Все свидетельства, оставленные известными русскими друзьями де Местра о мягкости его характера, о его убийственной иронии и высоком мужестве, не оставлявшем его ни в изгнании, ни в сравнительной бедности, лишь подтверждают эту истину. Его нравственный и политический мир являет полностью противоположную картину: он полон греха, жестокости и страдания; а устойчивостью своей обязан только свирепому принуждению, осуществляемому избранными орудиями силы, которая сосредотачивает в своих руках абсолютную, сокрушительную власть и ведет непрерывную войну с любыми проявлениями свободомыслия, стремления жить собственной жизнью и обрести свободу или счастье на любом из мирских путей. Мир этот куда более реалистичен и жесток, чем мир романтиков. Должно было пройти еще полстолетия, прежде чем эта безошибочно узнаваемая нота зазвучала в голосах Ницше, Дрюмона, Беллока, французских интегралистов из «Аксьон франсез» или, в еще более омерзительной форме, в речах тех, кто ораторствовал от имени тоталитарных режимов нашего времени; и все же сам де Местр ощущал себя последним оставшимся в живых защитником погибшей цивилизации. Он был со всех сторон окружен врагами и принужден был обороняться со всем возможным ожесточением. Даже его отношение к таким, на первый взгляд умозрительным, предметам, как происхождение языка или развитие химии, окрашено сильнейшим полемическим жаром. Когда человек решается отчаянно отстаивать свой мир и его ценности, ничего нельзя отбросить, оставить без внимания; любая брешь в стенах крепости может оказаться роковой, и каждую позицию необходимо отстаивать до последней капли крови.

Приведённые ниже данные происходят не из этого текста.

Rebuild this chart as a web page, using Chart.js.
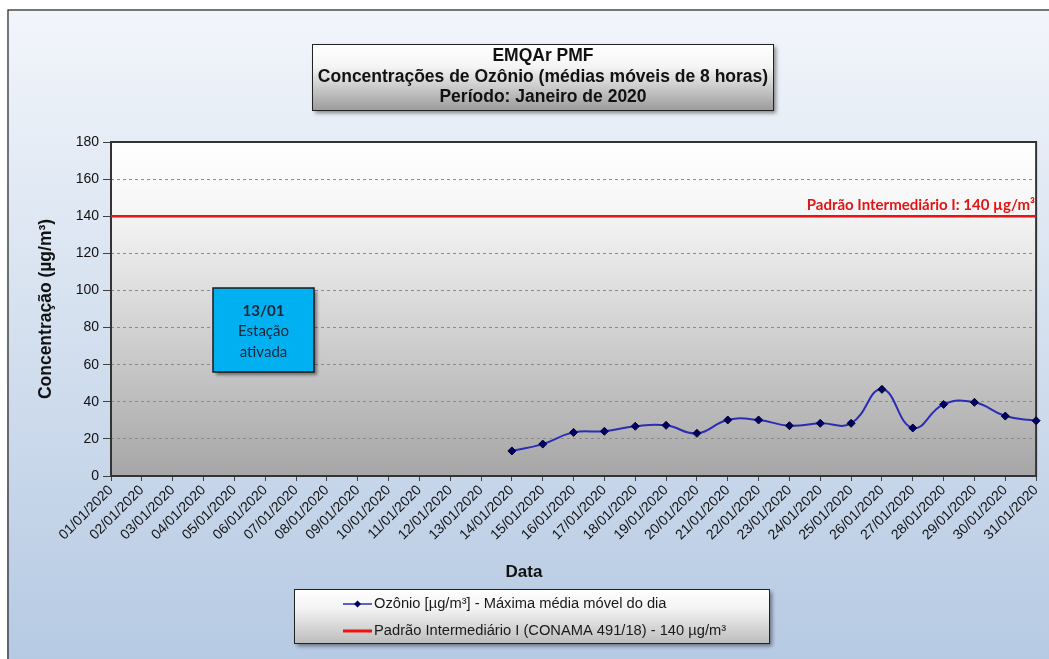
<!DOCTYPE html>
<html lang="pt-BR">
<head>
    <meta charset="UTF-8">
    <title>EMQAr PMF - Ozônio Janeiro 2020</title>
    <script src="https://cdn.jsdelivr.net/npm/chart.js"></script>
    <style>
        html, body { margin: 0; padding: 0; background: #b8cce4; }
        canvas { display: block; }
    </style>
</head>
<body>
    <canvas id="myChart" width="1049" height="659"></canvas>
    <script>
        // datas do mes (eixo x)
        const labels = [
            '01/01/2020', '02/01/2020', '03/01/2020', '04/01/2020', '05/01/2020',
            '06/01/2020', '07/01/2020', '08/01/2020', '09/01/2020', '10/01/2020',
            '11/01/2020', '12/01/2020', '13/01/2020', '14/01/2020', '15/01/2020',
            '16/01/2020', '17/01/2020', '18/01/2020', '19/01/2020', '20/01/2020',
            '21/01/2020', '22/01/2020', '23/01/2020', '24/01/2020', '25/01/2020',
            '26/01/2020', '27/01/2020', '28/01/2020', '29/01/2020', '30/01/2020',
            '31/01/2020'
        ];

        // maxima media movel de 8h do dia (estacao ativada em 13/01)
        const ozonio = [
            null, null, null, null, null, null, null, null, null, null,
            null, null, null, 13.5, 17.2, 23.5, 24.1, 26.8, 27.3, 23.0,
            30.2, 30.2, 27.1, 28.4, 28.4, 46.7, 25.9, 38.6, 39.7, 32.3,
            29.8
        ];

        // padrao intermediario I (CONAMA 491/18)
        const padrao = [
            140, 140, 140, 140, 140, 140, 140, 140, 140, 140,
            140, 140, 140, 140, 140, 140, 140, 140, 140, 140,
            140, 140, 140, 140, 140, 140, 140, 140, 140, 140,
            140
        ];

        const yTicks = { min: 0, max: 180, step: 20 };

        const titulo = [
            'EMQAr PMF',
            'Concentrações de Ozônio (médias móveis de 8 horas)',
            'Período: Janeiro de 2020'
        ];

        const arial = '"Liberation Sans", Arial, sans-serif';
        const calibri = 'Lato, "Open Sans", sans-serif';

        // fundo, caixas e legenda desenhados a mao
        const decor = {
            id: 'decor',
            beforeDraw(chart) {
                const ctx = chart.ctx;
                const w = chart.width, h = chart.height;
                const a = chart.chartArea;
                ctx.save();
                // fundo externo
                let g = ctx.createLinearGradient(0, 0, 0, h);
                g.addColorStop(0, '#f3f6fb');
                g.addColorStop(1, '#b6cae3');
                ctx.fillStyle = g;
                ctx.fillRect(0, 0, w, h);
                ctx.fillStyle = '#ffffff';
                ctx.fillRect(0, 0, w, 9);
                ctx.fillRect(0, 0, 7, h);
                ctx.strokeStyle = '#222';
                ctx.lineWidth = 1.2;
                ctx.strokeRect(8, 10, w + 20, h + 20);

                // area do grafico
                g = ctx.createLinearGradient(0, a.top, 0, a.bottom);
                g.addColorStop(0, '#ffffff');
                g.addColorStop(0.2, '#f6f6f6');
                g.addColorStop(1, '#a6a6a6');
                ctx.fillStyle = g;
                ctx.fillRect(a.left, a.top, a.right - a.left, a.bottom - a.top);

                // caixa do titulo
                drawBox(ctx, 312, 44, 461, 66, '#ffffff', '#9c9c9c');
                ctx.fillStyle = '#111';
                ctx.font = 'bold 17.5px ' + arial;
                ctx.textAlign = 'center';
                ctx.textBaseline = 'middle';
                titulo.forEach((t, i) => ctx.fillText(t, 543, 56.5 + i * 20.5));
                ctx.restore();
            },
            beforeDatasetsDraw(chart) {
                const ctx = chart.ctx;
                const a = chart.chartArea;
                ctx.save();
                ctx.strokeStyle = '#333';
                ctx.lineWidth = 2;
                ctx.strokeRect(a.left, a.top, a.right - a.left, a.bottom - a.top);

                // aviso da ativacao da estacao
                ctx.shadowColor = 'rgba(0,0,0,0.45)';
                ctx.shadowBlur = 3;
                ctx.shadowOffsetX = 3;
                ctx.shadowOffsetY = 3;
                ctx.fillStyle = '#00b0f0';
                ctx.fillRect(213, 288, 101, 84);
                ctx.shadowColor = 'transparent';
                ctx.strokeStyle = '#1a1a1a';
                ctx.lineWidth = 1.5;
                ctx.strokeRect(213, 288, 101, 84);
                ctx.fillStyle = '#1c2636';
                ctx.textAlign = 'center';
                ctx.textBaseline = 'middle';
                ctx.font = 'bold 15px ' + calibri;
                ctx.fillText('13/01', 263.5, 311);
                ctx.font = '15px ' + calibri;
                ctx.fillText('Estação', 263.5, 331);
                ctx.fillText('ativada', 263.5, 352);
                ctx.restore();
            },
            afterDatasetsDraw(chart) {
                const ctx = chart.ctx;
                const y = chart.scales.y.getPixelForValue(padrao[0]);
                ctx.save();
                ctx.fillStyle = '#e31414';
                ctx.font = 'bold 15px ' + calibri;
                ctx.textAlign = 'right';
                ctx.textBaseline = 'alphabetic';
                ctx.fillText('Padrão Intermediário I: ' + padrao[0] + ' µg/m³', 1035, y - 6);
                // titulo do eixo x
                ctx.fillStyle = '#111';
                ctx.font = 'bold 17px ' + arial;
                ctx.textAlign = 'center';
                ctx.textBaseline = 'middle';
                ctx.fillText('Data', 524, 572);
                ctx.restore();
            },
            afterDraw(chart) {
                const ctx = chart.ctx;
                ctx.save();
                drawBox(ctx, 294, 589, 475, 54, '#ffffff', '#bdbdbd');
                const rows = [604, 631];
                chart.data.datasets.forEach((ds, i) => {
                    const y = rows[i];
                    ctx.strokeStyle = ds.borderColor;
                    ctx.lineWidth = i === 0 ? 1.5 : 3;
                    ctx.beginPath();
                    ctx.moveTo(343, y);
                    ctx.lineTo(372, y);
                    ctx.stroke();
                    if (ds.pointRadius > 0) {
                        ctx.fillStyle = ds.pointBackgroundColor;
                        ctx.beginPath();
                        ctx.moveTo(357.5, y - 3.5);
                        ctx.lineTo(361, y);
                        ctx.lineTo(357.5, y + 3.5);
                        ctx.lineTo(354, y);
                        ctx.closePath();
                        ctx.fill();
                    }
                    ctx.fillStyle = '#1a1a1a';
                    ctx.font = '14.7px ' + arial;
                    ctx.textAlign = 'left';
                    ctx.textBaseline = 'middle';
                    ctx.fillText(ds.label, 374, y);
                });
                ctx.restore();
            }
        };

        function drawBox(ctx, x, y, w, h, top, bottom) {
            ctx.save();
            ctx.shadowColor = 'rgba(0,0,0,0.45)';
            ctx.shadowBlur = 4;
            ctx.shadowOffsetX = 3;
            ctx.shadowOffsetY = 3;
            const g = ctx.createLinearGradient(0, y, 0, y + h);
            g.addColorStop(0, top);
            g.addColorStop(0.35, '#f4f4f4');
            g.addColorStop(1, bottom);
            ctx.fillStyle = g;
            ctx.fillRect(x, y, w, h);
            ctx.restore();
            ctx.strokeStyle = '#222';
            ctx.lineWidth = 1;
            ctx.strokeRect(x + 0.5, y + 0.5, w, h);
        }

        const data = {
            labels: labels,
            datasets: [{
                label: 'Ozônio [µg/m³] - Máxima média móvel do dia',
                data: ozonio,
                borderColor: '#2c2cb4',
                borderWidth: 2,
                tension: 0.45,
                pointStyle: 'rectRot',
                pointRadius: 4,
                pointHoverRadius: 4,
                pointBackgroundColor: '#000066',
                pointBorderColor: '#00002a',
                pointBorderWidth: 1,
                order: 0
            }, {
                label: 'Padrão Intermediário I (CONAMA 491/18) - 140 µg/m³',
                data: padrao,
                borderColor: '#ee1111',
                borderWidth: 2.5,
                pointRadius: 0,
                tension: 0,
                order: 1
            }]
        };

        const config = {
            type: 'line',
            data: data,
            plugins: [decor],
            options: {
                responsive: false,
                animation: false,
                devicePixelRatio: 1,
                layout: {
                    padding: { left: 28, right: 12, top: 142, bottom: 69 }
                },
                plugins: {
                    legend: { display: false },
                    tooltip: { enabled: false },
                    title: { display: false }
                },
                scales: {
                    x: {
                        offset: false,
                        afterFit: (s) => { s.height = 114; },
                        grid: {
                            display: true,
                            drawOnChartArea: false,
                            tickLength: 5,
                            tickColor: '#404040',
                            tickWidth: 1
                        },
                        border: { display: false },
                        ticks: {
                            autoSkip: false,
                            minRotation: 45,
                            maxRotation: 45,
                            padding: 1,
                            color: '#111',
                            font: { family: arial, size: 14 }
                        }
                    },
                    y: {
                        min: yTicks.min,
                        max: yTicks.max,
                        afterFit: (s) => { s.width = 83; },
                        grid: {
                            color: '#8a8a8a',
                            lineWidth: 1,
                            tickLength: 8,
                            tickColor: '#404040',
                            tickBorderDash: []
                        },
                        border: { display: false, dash: [3, 3] },
                        ticks: {
                            stepSize: yTicks.step,
                            padding: 4,
                            color: '#111',
                            font: { family: arial, size: 14 }
                        },
                        title: {
                            display: true,
                            text: 'Concentração (µg/m³)',
                            color: '#111',
                            font: { family: arial, size: 17.5, weight: 'bold' },
                            padding: { top: 8, bottom: 0 }
                        }
                    }
                }
            }
        };

        const myChart = new Chart(document.getElementById('myChart'), config);
    </script>
</body>
</html>
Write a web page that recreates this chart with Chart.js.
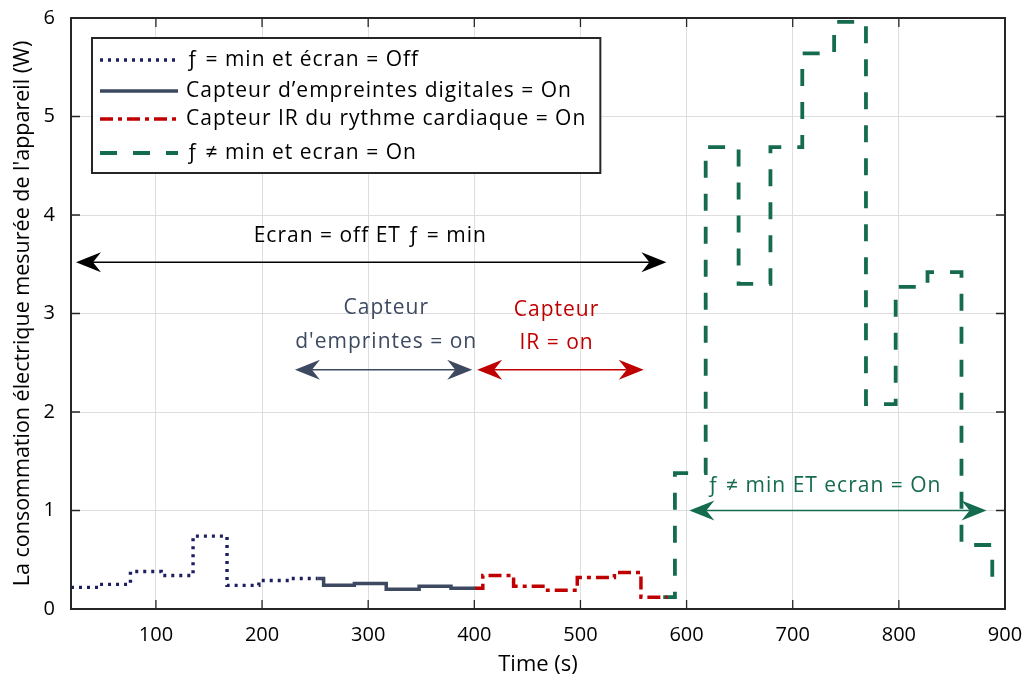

…Какими бы путями такие мыслители, как, например, Кант, Милль или Рассел, ни пришли к своим взглядам, они стараются убедить нас при помощи рациональных доводов. Они открыто дают понять, что если ошибочность их аргументации будет доказана, если их умозаключения будут опровергнуты резонами здравого смысла, то они готовы признать себя побежденными. Но это обобщение применимо ко многим мыслителям более метафизического склада — к Беркли, Гегелю, Марксу, не говоря уже о последовательных романтиках, поэтах, религиозных писателях, влияние которых простирается (трудно сказать — к сожалению или к счастью) далеко за пределы академических кругов. Они могут прибегать к помощи аргументов, и нередко так и поступают, но не аргументами — весомыми или поверхностными — определяется прочность их систем и отношение к ним. Их главная задача — выработать всеобъемлющую концепцию мира и места человека в нем; они стараются не столько убедить, сколько обратить в свою веру, изменить взгляды тех, кому адресованы их слова, — так, чтобы те увидели факты «в новом свете», «с новой точки зрения», осмыслили их в понятиях новой системы, где то, что раньше казалось случайным набором разрозненных элементов, предстало бы как стройное, пронизанное внутренними связями единство. Логические размышления могут отчасти расшатать существующие учения или опровергнуть конкретные теории, но они остаются лишь вспомогательным оружием, а не основным средством убеждения: сама новая система обволакивает уверовавших в нее эмоциональным, умственным или духовным обаянием.